I bent double at the top, sucking in still, ancient air.  My head felt like it was going to explode, my eyes like they were going to pop out of my head, and my pulse like it was going to deafen me.  Sweating hard was an understatement.  I leaned against a wall and surveyed the scene as Keith came up a second behind me, slowing from a sprint, relaxed and unfazed by the strenuous exercise.  Probably had a resting pulse rate of two beats per minute.

The glass walls gave me an excellent view of the city, which I appreciated just as soon as my vision stopped pulsating and swimming.  A dot the size of my fist was spray painted on one of the windows.  The downtown buildings were monochromatic darks and oranges, the colors cast in circles or cones by the streetlights.  The variation in building height was pathetic, but hey, not everywhere can be Sin City.  The river moved sluggishly, a ribbon of oil black, just barely visible between buildings.

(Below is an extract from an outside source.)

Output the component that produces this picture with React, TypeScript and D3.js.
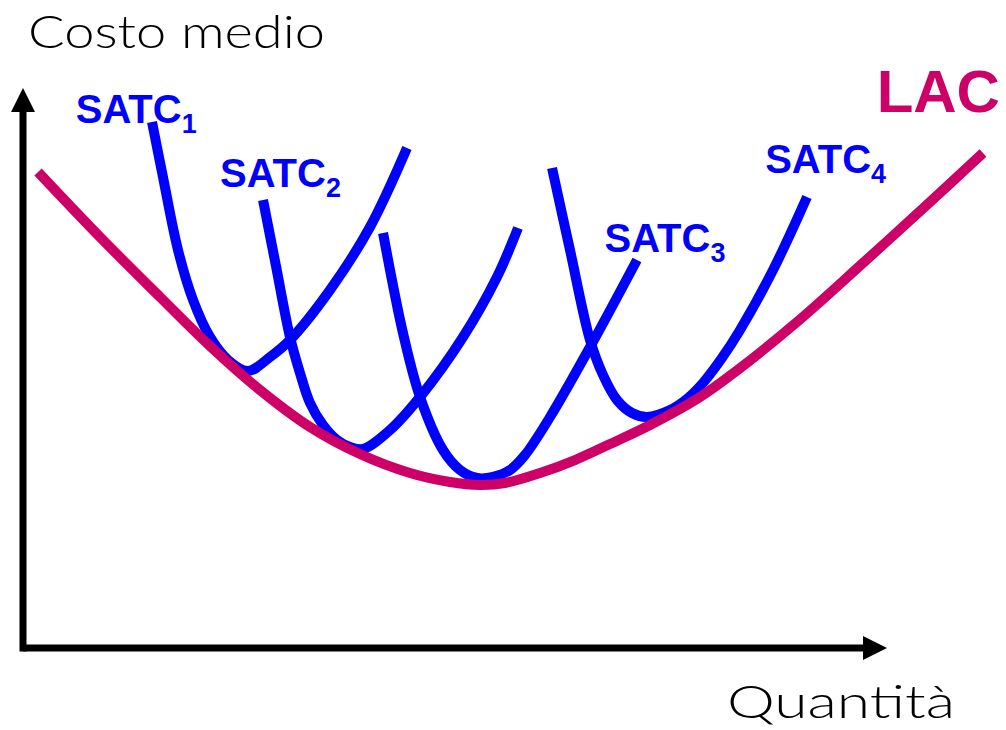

The restaurant had probably been nice once.  Tables were draped with silky looking table clothes, each with a small lamp centerpiece, and an art-deco bar took up one side of the room.  I had a momentary vision of men and women in fine clothes, huddled around the intimately lit tables while snow fell outside the windows and Christmas music played in the background, waiters ferrying bottles of wine and expensive dishes between the couples and the kitchen.

I felt a sudden pang of sadness.  This room had been full of life once.  It had entertained, glowed with an aura of enjoyment, rang with laughter and the clink of silverware on china.  People had been happy here.  People.  Had been.  Happy.  I clenched my jaw.

There was a sign next to the coat rack, probably at one pointed had advertised the soup-of-the-day or something.  Now it just held a white chalk number.  I called it and the voice at the end of the line said “Ten PM assignment.  Circles” and hung up.

Given the penchant of the game’s designers for putting the clues on the walls, I walked over and checked out the dot on the window.  Beyond the fact that it was spray paint, there wasn’t much I could divine about it.

“Perhaps you should stand here.”  I looked back.  Keith was gesturing at a similar dot sprayed onto the carpet.

I walked over to the dot, placed my feet on it, and stood on a line with the dot on the window.  It covered one of the glassed in staircases of a parking garage a few blocks away.  “Huh.  Neato.”